Eventually the regulator had to intervene in the market and force down the wholesale access charges to ensure competition actually functioned.

We always had a large uptake of cable television, going way back to the 1960s, so the cable networks in the 2000s began to really see a huge upsurge in use for broadband and VoIP. They actually have more than 50% of broadband and voice in a lot of urban areas at this stage.

Eircom then rolled out VDSL cabinets which were capable of 100mbit/s using vectoring and those are providing service for a whole range of ISPs and TV providers and so on as a wholesale access network.

Eircom then became Eir and their wholesale/access division was rebranded Open eir. They've begun to rollout a lot of FTTH, including in rural areas.

A huge % of Eir's fixed services are 100Mbit/s VDSL at present.

Then along came Siro - a joint venture between ESB (The Electricity Supply Board) and Vodafone. They're building out a competing wholesale fibre access network that's using the ESB's power line infrastructure and ducts to carry fibres into homes. That's also available to a whole raft of ISPs - Vodafone, Sky, Digiweb, tons of local ones etc much like eir.

So, it's gone pretty seriously competitive now, with 3 competing access networks i.e. two direct FTTH networks and Cable TV networks.

The two FTTH networks sell 1Gbit/s services but can support 10Gbit/s (and has been demoed and trialled).
While Virgin Media's cable networks currently sell services to residential users that top out at 500mbit/s and up to a 1Gbit/s for business users. They're likely to also start selling 1Gbit/s for residential as they're competing with the two FTTH nets.

Virgin Media (Liberty Global) doesn't have to allow wholesale access on its cable network (as yet). So it's the only single-ISP access network.

There's also a 4th access network being rolled out by a contractor paid by the state. Again a whole sale network, so you won't buy service straight form them and it's aimed at reaching the few hundred thousand rural homes that aren't commercially viable for FTTH from any of the mainstream players.

It's become pretty aggressively competitive and the speeds are going way up, including in rural areas which is great. We'd a really dismal period in the early 2000s when Eircom dominated the whole thing and was dragging its feet on speeds and competition was still quite stifled.

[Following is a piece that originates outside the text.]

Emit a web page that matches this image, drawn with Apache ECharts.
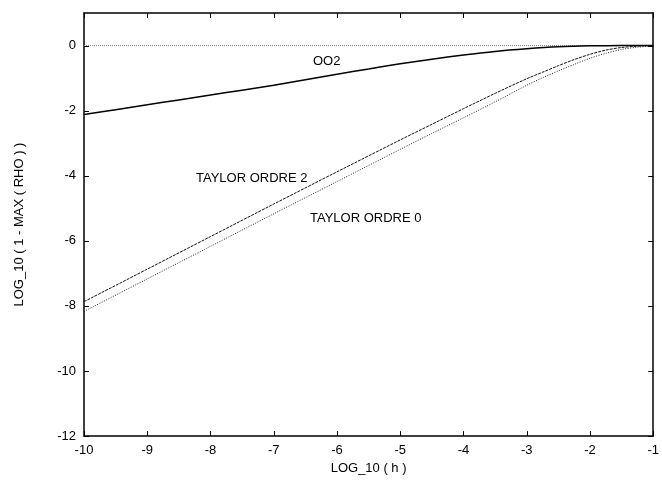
<!DOCTYPE html>
<html><head><meta charset="utf-8">
<script src="https://cdn.jsdelivr.net/npm/echarts@6/dist/echarts.min.js"></script>
<style>html,body{margin:0;padding:0;background:#fff}#c{width:662px;height:480px}</style>
</head><body><div id="c"></div>
<script>
// Data
var xOO2 = [-10, -9.5, -9, -8.5, -8, -7.5, -7, -6.5, -6, -5.5, -5, -4.5, -4, -3.5, -3, -2.5, -2, -1.5, -1];
var yOO2 = [-2.12, -1.97, -1.82, -1.67, -1.52, -1.37, -1.22, -1.05, -0.88, -0.72, -0.56, -0.42, -0.29, -0.18, -0.10, -0.04, -0.01, 0, 0];
var xT2 = [-10, -9, -8, -7, -6, -5, -4.5, -4, -3.5, -3, -2.75, -2.5, -2.25, -2, -1.75, -1.5, -1.25, -1];
var yT2 = [-7.87, -6.87, -5.87, -4.87, -3.88, -2.9, -2.42, -1.94, -1.47, -1.02, -0.82, -0.62, -0.43, -0.27, -0.14, -0.06, -0.02, 0];
var xT0 = [-10, -9, -8, -7, -6, -5, -4.5, -4, -3.5, -3, -2.75, -2.5, -2.25, -2, -1.75, -1.5, -1.25, -1];
var yT0 = [-8.17, -7.17, -6.17, -5.17, -4.18, -3.19, -2.70, -2.22, -1.73, -1.22, -0.99, -0.78, -0.58, -0.39, -0.24, -0.12, -0.05, -0.01];
var xZero = [-10, -1];
var yZero = [0, 0];
var xTicks = [-10, -9, -8, -7, -6, -5, -4, -3, -2, -1];
var yTicks = [-12, -10, -8, -6, -4, -2, 0];
var labelOO2 = 'OO2', labelT2 = 'TAYLOR ORDRE 2', labelT0 = 'TAYLOR ORDRE 0';
var xTitle = 'LOG_10 ( h )', yTitle = 'LOG_10 ( 1 - MAX ( RHO ) )';

var X_MIN = -10, X_MAX = -1, Y_MIN = -12, Y_MAX = 1, TICK = 5;
function pairs(xs, ys) { return xs.map(function (x, i) { return [x, ys[i]]; }); }
var FONT = '"Liberation Sans", Arial, Helvetica, sans-serif';
var FS = 13;
var chart = echarts.init(document.getElementById('c'), null, {renderer: 'canvas'});
function axLine() { return {show: true, onZero: false, lineStyle: {color: '#000', width: 1.5}}; }
function tickLine(x1, y1, x2, y2) {
  return {type: 'line', shape: {x1: x1, y1: y1, x2: x2, y2: y2}, style: {stroke: '#000', lineWidth: 1}};
}
chart.setOption({
  animation: false,
  backgroundColor: '#fff',
  grid: {left: 84, right: 3, top: 13, bottom: 36},
  xAxis: [
    {type: 'value', min: X_MIN, max: X_MAX, interval: 1, position: 'bottom',
     axisLine: axLine(), axisTick: {show: false}, splitLine: {show: false},
     axisLabel: {color: '#000', fontFamily: FONT, fontSize: FS, margin: 8},
     name: xTitle, nameLocation: 'middle', nameGap: 21,
     nameTextStyle: {color: '#000', fontFamily: FONT, fontSize: FS}},
    {type: 'value', min: X_MIN, max: X_MAX, interval: 1, position: 'top',
     axisLine: axLine(), axisTick: {show: false}, splitLine: {show: false}, axisLabel: {show: false}}
  ],
  yAxis: [
    {type: 'value', min: Y_MIN, max: Y_MAX, interval: 2, position: 'left',
     axisLine: axLine(), axisTick: {show: false}, splitLine: {show: false},
     axisLabel: {color: '#000', fontFamily: FONT, fontSize: FS, margin: 8, showMaxLabel: false,
       formatter: function (v) { return v > 0 ? '' : String(v); }},
     name: yTitle, nameLocation: 'middle', nameGap: 58, nameRotate: 90,
     nameTextStyle: {color: '#000', fontFamily: FONT, fontSize: FS}},
    {type: 'value', min: Y_MIN, max: Y_MAX, interval: 2, position: 'right',
     axisLine: axLine(), axisTick: {show: false}, splitLine: {show: false}, axisLabel: {show: false}}
  ],
  series: [
    {type: 'line', data: pairs(xZero, yZero), symbol: 'none', silent: true,
     lineStyle: {color: '#888', width: 1, type: [1, 1]}},
    {type: 'line', data: pairs(xOO2, yOO2), symbol: 'none', smooth: 0.3,
     lineStyle: {color: '#000', width: 1.5, type: 'solid'}},
    {type: 'line', data: pairs(xT2, yT2), symbol: 'none', smooth: 0.3,
     lineStyle: {color: '#111', width: 1, type: [3, 1]}},
    {type: 'line', data: pairs(xT0, yT0), symbol: 'none', smooth: 0.3,
     lineStyle: {color: '#222', width: 1, type: [1, 1.5]}},
    // inward tick marks on bottom and top, positioned through the axis scales
    {type: 'custom', silent: true, clip: false, z: 10,
     data: xTicks.map(function (v) { return [v, Y_MIN]; }),
     renderItem: function (params, api) {
       var v = api.value(0);
       var b = api.coord([v, Y_MIN]), t = api.coord([v, Y_MAX]);
       var x = Math.round(b[0]) + 0.5;
       return {type: 'group', children: [
         tickLine(x, b[1], x, b[1] - TICK),
         tickLine(x, t[1], x, t[1] + TICK)
       ]};
     }},
    // inward tick marks on left and right
    {type: 'custom', silent: true, clip: false, z: 10,
     data: yTicks.map(function (v) { return [X_MIN, v]; }),
     renderItem: function (params, api) {
       var v = api.value(1);
       var l = api.coord([X_MIN, v]), r = api.coord([X_MAX, v]);
       var y = Math.round(l[1]) + 0.5;
       return {type: 'group', children: [
         tickLine(l[0], y, l[0] + TICK, y),
         tickLine(r[0], y, r[0] - TICK, y)
       ]};
     }}
  ],
  graphic: [
    {type: 'text', left: 313, top: 55, style: {text: labelOO2, fill: '#000', font: FS + 'px ' + FONT}},
    {type: 'text', left: 196, top: 172, style: {text: labelT2, fill: '#000', font: FS + 'px ' + FONT}},
    {type: 'text', left: 310, top: 212, style: {text: labelT0, fill: '#000', font: FS + 'px ' + FONT}}
  ]
});
</script></body></html>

As for the PSTN / POTS network - it's officially on sunset at this stage. If you order any new services from any of the phone companies, unless you've some very specific reason, they'll provide you with an access gateway that contains a VoIP ATA for phone. The TDM networks are being wound down quite rapidly.

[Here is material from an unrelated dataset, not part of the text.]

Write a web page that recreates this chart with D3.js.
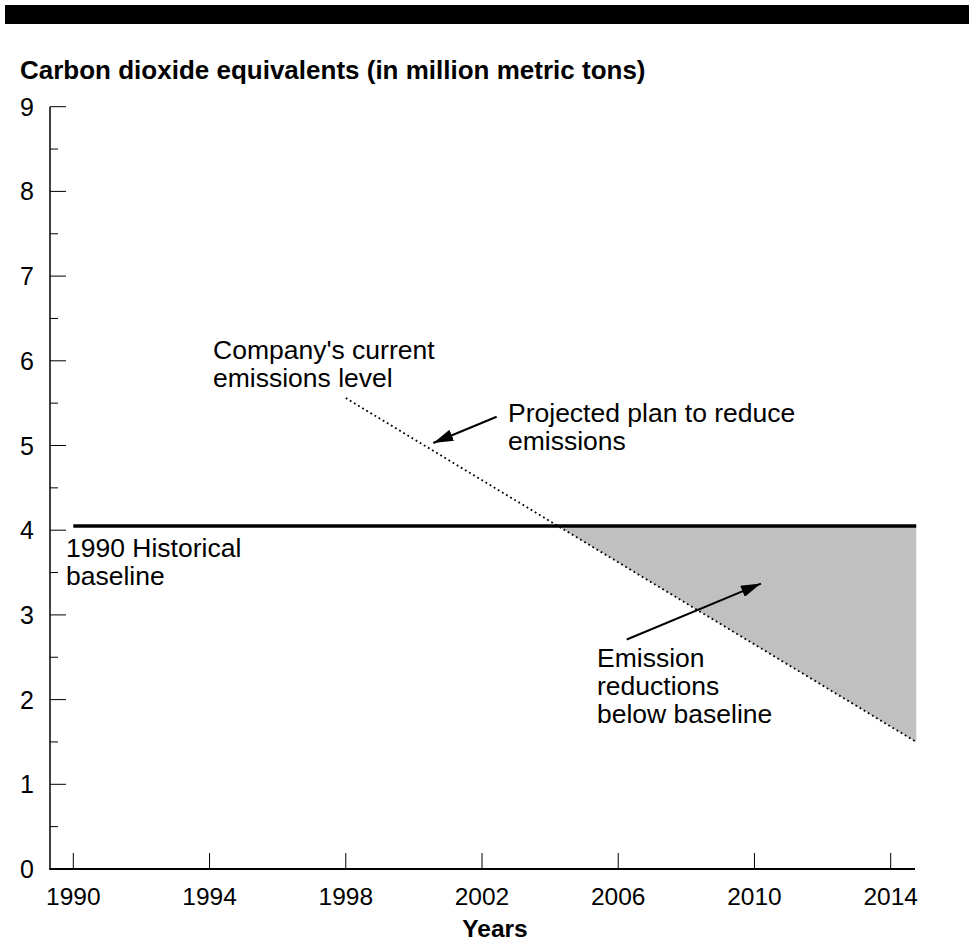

A lot of the old Eir core network seems to have moved to VoIP at major node level with the existing AXE and E10 local switches really acting as access nodes for that and new subscriptions or people upgrading packages typically are moved by their ISP to a VoIP over broadband product unless they specifically object and demand an exchange-based dial tone or they're in a really remote area without fibre to home or VDSL.

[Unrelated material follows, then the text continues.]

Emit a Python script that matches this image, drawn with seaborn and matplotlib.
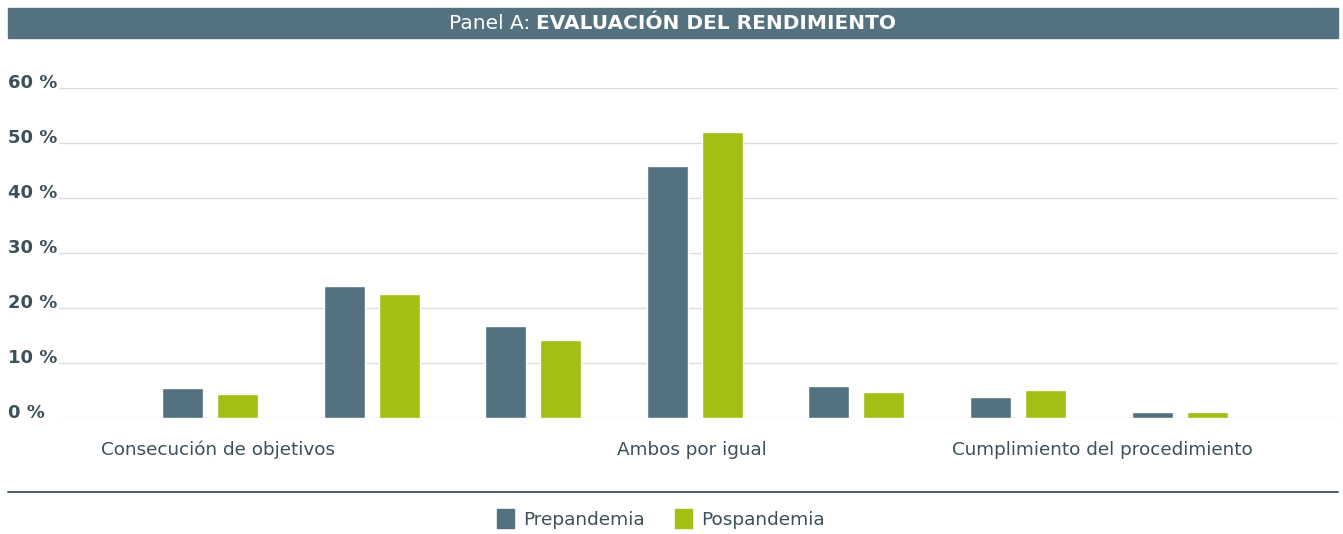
import matplotlib
matplotlib.use("Agg")
import matplotlib.pyplot as plt
from matplotlib.patches import Rectangle, Patch
from matplotlib.lines import Line2D
from matplotlib.transforms import ScaledTranslation
import seaborn as sns
import pandas as pd

# data (7-point scale, % of respondents)
escala = ["1", "2", "3", "4", "5", "6", "7"]
prepandemia = [5.5, 24.0, 16.8, 45.9, 5.9, 3.9, 1.2]
pospandemia = [4.4, 22.6, 14.2, 52.1, 4.7, 5.2, 1.2]
series = ["Prepandemia", "Pospandemia"]
ytick_vals = [0, 10, 20, 30, 40, 50, 60]
xlabel_pos = [0.05, 2.98, 5.52]
xlabel_txt = ["Consecución de objetivos", "Ambos por igual", "Cumplimiento del procedimiento"]

C_PRE = "#53717E"
C_POS = "#A4BE13"
C_TXT = "#3D4F58"
C_GRID = "#D9DEE1"

df = pd.DataFrame({
    "escala": escala * 2,
    "periodo": [series[0]] * len(escala) + [series[1]] * len(escala),
    "valor": prepandemia + pospandemia,
})

sns.set_theme(style="white")
plt.rcParams["font.family"] = ["DejaVu Sans"]

fig = plt.figure(figsize=(13.43, 5.34), dpi=100)
ax = fig.add_axes([59 / 1343, 1 - 418.3 / 534, (1338 - 59) / 1343, 330 / 534])

sns.barplot(data=df, x="escala", y="valor", hue="periodo", order=escala,
            hue_order=series, palette={series[0]: C_PRE, series[1]: C_POS},
            width=0.68, gap=0.254, saturation=1, legend=False, ax=ax)

ax.set_xlim(-0.934, 6.98)
ax.set_ylim(0, 60)
ax.set_axisbelow(True)
ax.yaxis.grid(True, color=C_GRID, linewidth=1.0)
ax.xaxis.grid(False)
for s in ax.spines.values():
    s.set_visible(False)
ax.set_xlabel("")
ax.set_ylabel("")

ax.set_yticks(ytick_vals)
ax.set_yticklabels([f"{v} %" for v in ytick_vals], fontsize=13, fontweight="bold", color=C_TXT)
ax.tick_params(axis="y", length=0, pad=37)
for lab in ax.get_yticklabels():
    lab.set_horizontalalignment("left")
    lab.set_transform(lab.get_transform() + ScaledTranslation(0, 0.07, fig.dpi_scale_trans))

ax.set_xticks(xlabel_pos)
ax.set_xticklabels(xlabel_txt, fontsize=13.2, color=C_TXT)
ax.tick_params(axis="x", length=0, pad=16)

# header band
fig.patches.append(Rectangle((8 / 1343, 1 - 38 / 534), 1330 / 1343, 30 / 534,
                             transform=fig.transFigure, color=C_PRE, zorder=0))
fig.text(530 / 1343, 1 - 23.5 / 534, "Panel A:", ha="right", va="center",
         color="white", fontsize=14.5)
fig.text(536 / 1343, 1 - 23.5 / 534, "EVALUACIÓN DEL RENDIMIENTO", ha="left", va="center",
         color="white", fontsize=14.5, fontweight="bold")

# separator line
fig.add_artist(Line2D([8 / 1343, 1338 / 1343], [1 - 492 / 534] * 2,
                      transform=fig.transFigure, color=C_TXT, linewidth=1.3))

handles = [Patch(color=C_PRE), Patch(color=C_POS)]
fig.legend(handles, series, loc="center", bbox_to_anchor=(661 / 1343, 1 - 519 / 534),
           ncol=2, frameon=False, fontsize=13.3, handlelength=0.95, handleheight=1.15,
           handletextpad=0.5, columnspacing=1.6, labelcolor=C_TXT)

fig.savefig("out.png", dpi=100)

Also the number of landline users of any tech POTS or VoIP is plummeting anyway as mobile phones are just absolutely dominant. I have a landline that came bundled with my internet using VoIP and I honestly don't even know the number. There isn't even any handset connected to it and I don't think I'm unusual.

Posted By: dsk Re: Electrician and Telecomunications - 12/18/21 06:54 PM
Looks pretty much like here in Norway. I am working at a scool that started up in an old building this autumn, no POTS possible. Mobiles all over... (Except for sneaking in some voip telephones)

And as the thread started, no the electricians does not do the job with communication systems, they use the persons certified for wifi and other data communication systems. I guess I have had 2 of those working there for 2 months, and regular electrician for 2-3 weeks.